Beyond the siloed tech stack: How applied AI will dramatically alter fund administrator selection for fund managers

By Skyler Steinke, DwellFi

Published: 18 November 2024

Things are about to shift in the fund industry as the role of applied AI (i.e., generative AI applied to real world use-cases) has become increasingly pivotal. Traditionally, fund managers have faced significant challenges when selecting a fund administrator, primarily due to the siloed nature of technology stacks within these organisations. This fragmentation often results in inefficiencies and a lack of integration, which can hinder the overall performance and responsiveness of fund administrators. However, the advent of AI and applied AI is set to transform this paradigm, offering a more holistic approach to data management and operational efficiency.

The traditional challenges

Historically, fund managers have grappled with the limitations imposed by the disparate systems used by fund administrators. These siloed technology platforms often lead to a lack of integration, making it difficult for fund managers to access and analyse data seamlessly. This fragmentation not only slows down processes but also impacts the quality of client service, as fund administrators struggle to deliver timely and accurate information.

Moreover, the manual processes inherent in these traditional systems have been a constant source of frustration for fund managers. The need for manual interventions and the slow responsiveness of fund administrators have long been pain points in the industry. As a result, fund managers have often found themselves outgrowing their fund administrators, necessitating a switch to more capable service providers as their needs evolve.

The AI revolution

Enter AI and applied AI, which are poised to revolutionise the way fund administrators operate. By applying AI holistically across their technology platforms, fund administrators can unify their data, breaking down the silos that have traditionally hindered their performance. This integration allows for more efficient data management, enabling fund managers to access the information they need in real-time, regardless of its format or origin.

AI’s ability to parse through structured and unstructured data, such as PDFs, documents, and spreadsheets, means that fund administrators can now offer a level of service that was previously unattainable. This capability not only enhances the client service experience but also allows fund administrators to scale their operations more effectively, taking on more clients without compromising on quality.

Empowering fund managers with future-proof choices

Given these advancements, it is imperative for fund managers to approach vendor due diligence with a new perspective. The focus should now be on identifying fund administrators who have embraced AI as a core component of their operations.
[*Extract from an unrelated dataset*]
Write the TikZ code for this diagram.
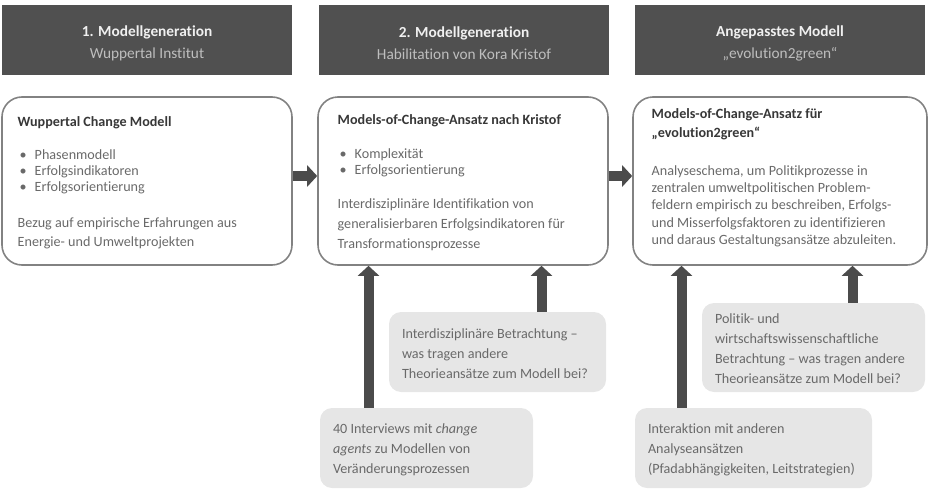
\documentclass[tikz,border=0pt]{standalone}
\usepackage{fontspec}
\setmainfont{Carlito}[Ligatures=NoCommon]
\usetikzlibrary{arrows.meta,calc}

\definecolor{headfill}{RGB}{80,80,80}
\definecolor{headtext}{RGB}{240,240,240}
\definecolor{subtext}{RGB}{190,190,190}
\definecolor{boxline}{RGB}{130,130,130}
\definecolor{titletext}{RGB}{55,55,55}
\definecolor{bodytext}{RGB}{105,105,105}
\definecolor{notefill}{RGB}{230,230,230}
\definecolor{arrowgray}{RGB}{75,75,75}

\newcommand{\bul}{\makebox[12.75pt][l]{\hspace{1.5pt}\textbullet}}

\tikzset{every picture/.style={line width=0.75pt}}
\tikzset{
  headbox/.style={fill=headfill, minimum width=217.5pt, minimum height=52.5pt, inner sep=0pt},
  headtext/.style={align=center, inner sep=0pt, font=\fontsize{11.5}{16.5}\selectfont},
  modbox/.style={draw=boxline, line width=1.2pt, rounded corners=15pt, minimum height=126pt},
  modtext/.style={anchor=north west, inner sep=0pt, align=left, text=bodytext, font=\fontsize{10.6}{14}\selectfont},
  notebox/.style={fill=notefill, rounded corners=9pt},
  notetext/.style={anchor=north west, inner sep=0pt, align=left, text=bodytext, font=\fontsize{10.6}{15}\selectfont},
  bigarrow/.style={draw=arrowgray, line width=7.5pt, -{Triangle[width=15.75pt,length=7.5pt]}}
}

\begin{document}
\begin{tikzpicture}[x=0.75pt,y=0.75pt,yscale=-1,xscale=1]
\useasboundingbox (0,0) rectangle (931,489);

% Header boxes
\node[headbox] (h1) at (147,40) {};
\node[headbox] (h2) at (464,40) {};
\node[headbox] (h3) at (780,40) {};
% Text Node
\node[headtext] (th1) at ($(h1.center)+(0,3)$) {{\color{headtext}\textbf{1. Modellgeneration}}\\{\color{subtext}Wuppertal Institut}};
\node[headtext] (th2) at ($(h2.center)+(0,3)$) {{\color{headtext}\textbf{2. Modellgeneration}}\\{\color{subtext}Habilitation von Kora Kristof}};
\node[headtext] (th3) at ($(h3.center)+(0,3)$) {{\color{headtext}\textbf{Angepasstes Modell}}\\{\color{subtext}„evolution2green“}};

% Model boxes
\node[modbox, minimum width=217.5pt] (m1) at (147,181) {};
\node[modbox, minimum width=217.5pt] (m2) at (463,181) {};
\node[modbox, minimum width=220.5pt] (m3) at (780,181) {};

% Text Node
\node[modtext] (t1) at ($(m1.north west)+(16,20)$) {%
{\color{titletext}\textbf{Wuppertal Change Modell}}\\[10.75pt]
\bul Phasenmodell\\[-2pt]
\bul Erfolgsindikatoren\\[-2pt]
\bul Erfolgsorientierung\\[13pt]
Bezug auf empirische Erfahrungen aus\\
Energie- und Umweltprojekten};
% Text Node
\node[modtext] (t2) at ($(m2.north west)+(20,18)$) {%
{\color{titletext}\textbf{Models-of-Change-Ansatz nach Kristof}}\\[11.5pt]
\bul Komplexität\\[-2pt]
\bul Erfolgsorientierung\\[11.5pt]
Interdisziplinäre Identifikation von\\[1pt]
generalisierbaren Erfolgsindikatoren für\\[1pt]
Transformationsprozesse};
% Text Node
\node[modtext] (t3) at ($(m3.north west)+(19,12)$) {%
{\color{titletext}\textbf{Models-of-Change-Ansatz für}}\\
{\color{titletext}\textbf{„evolution2green“}}\\[14.5pt]
Analyseschema, um Politikprozesse in\\[-1pt]
zentralen umweltpolitischen Problem-\\[-1pt]
feldern empirisch zu beschreiben, Erfolgs-\\[-1pt]
und Misserfolgsfaktoren zu identifizieren\\[-1pt]
und daraus Gestaltungsansätze abzuleiten.};

% Note boxes
\node[notebox, minimum width=162.75pt, minimum height=60pt] (na) at (497.5,352) {};
\node[notebox, minimum width=159.75pt, minimum height=60pt] (nb) at (426.5,448) {};
\node[notebox, minimum width=167.25pt, minimum height=66.75pt] (nc) at (813.5,347.5) {};
\node[notebox, minimum width=177.75pt, minimum height=60pt] (nd) at (753.5,448) {};

\node[notetext] (ta) at ($(na.north west)+(13,17)$) {Interdisziplinäre Betrachtung –\\was tragen andere\\Theorieansätze zum Modell bei?};
\node[notetext] (tb) at ($(nb.north west)+(13,16)$) {40 Interviews mit \textit{change}\\\textit{agents} zu Modellen von\\Veränderungsprozessen};
\node[notetext] (tc) at ($(nc.north west)+(13,11)$) {Politik- und\\wirtschaftswissenschaftliche\\Betrachtung – was tragen andere\\Theorieansätze zum Modell bei?};
\node[notetext] (td) at ($(nd.north west)+(13,16)$) {Interaktion mit anderen\\Analyseansätzen\\(Pfadabhängigkeiten, Leitstrategien)};

% Arrows
\draw[bigarrow] ($(m1.east)+(0,-5)$) -- ($(m2.west)+(0,-5)$);
\draw[bigarrow] ($(m2.east)+(0,-5)$) -- ($(m3.west)+(0,-5)$);
\draw[bigarrow] ($(nb.north west)+(49,0)$) coordinate (ab) -- (ab |- m2.south);
\draw[bigarrow] ($(na.north west)+(153,0)$) coordinate (aa) -- (aa |- m2.south);
\draw[bigarrow] ($(nd.north west)+(47,0)$) coordinate (ad) -- (ad |- m3.south);
\draw[bigarrow] ($(nc.north west)+(151,0)$) coordinate (ac) -- (ac |- m3.south);

\end{tikzpicture}
\end{document}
An AI-first fund administrator is not just a service provider; they are a strategic partner capable of growing alongside the fund manager, adapting to their evolving needs without the risk of being outgrown.

By selecting a fund administrator who has integrated AI into their processes, fund managers can ensure a more seamless and efficient service. The ability to deliver bespoke reporting, faster turnaround times, and enhanced data analytics are just a few of the benefits that an AI-driven fund administrator can offer. This empowers fund managers to make future-proof choices, ensuring that their service provider can scale with them as their needs grow.

Competitive advantage and operational efficiency

AI enables fund administrators to automate repetitive manual tasks such as data entry, reconciliation, and report generation. This reduces the need for human intervention to more of a review process, allowing firms to process higher volumes of work at lower costs, while still keeping the human in the loop. As a result, fund administrators can handle more clients and products with the same resources, leading to increased capacity, better scalability, and higher profitability.

Moreover, AI-driven analytics provide deeper insights into fund performance and market conditions, enabling fund administrators to offer personalised services that cater to specific GP/LP fund client needs. In addition, fund administrators are constantly looking in the rear-view mirror and often on a quarter or more lag, when forecasting or analysing their internal business or existing client base. The ability to monitor their business in near real time, allows the fund administrator to make decisions faster, monitor service level agreements (SLA’s) and do real-time fund client and competitor due diligence at scale. This opens up new revenue streams and enhances client satisfaction and retention.


Conclusion

In conclusion, the integration of AI into fund administration is not just a technological upgrade; it is a fundamental shift in how these services are delivered. By selecting a fund administrator who has embraced AI, fund managers can ensure that they are partnering with an organisation that is equipped to meet their needs both now and in the future. The days of siloed technology stacks and manual processes are numbered, and the future of fund administration is undoubtedly AI-driven. As fund managers embark on their due diligence journey, the choice is clear: select an AI fund administrator and unlock the full potential of your operations, ensuring a partnership that will not be outgrown.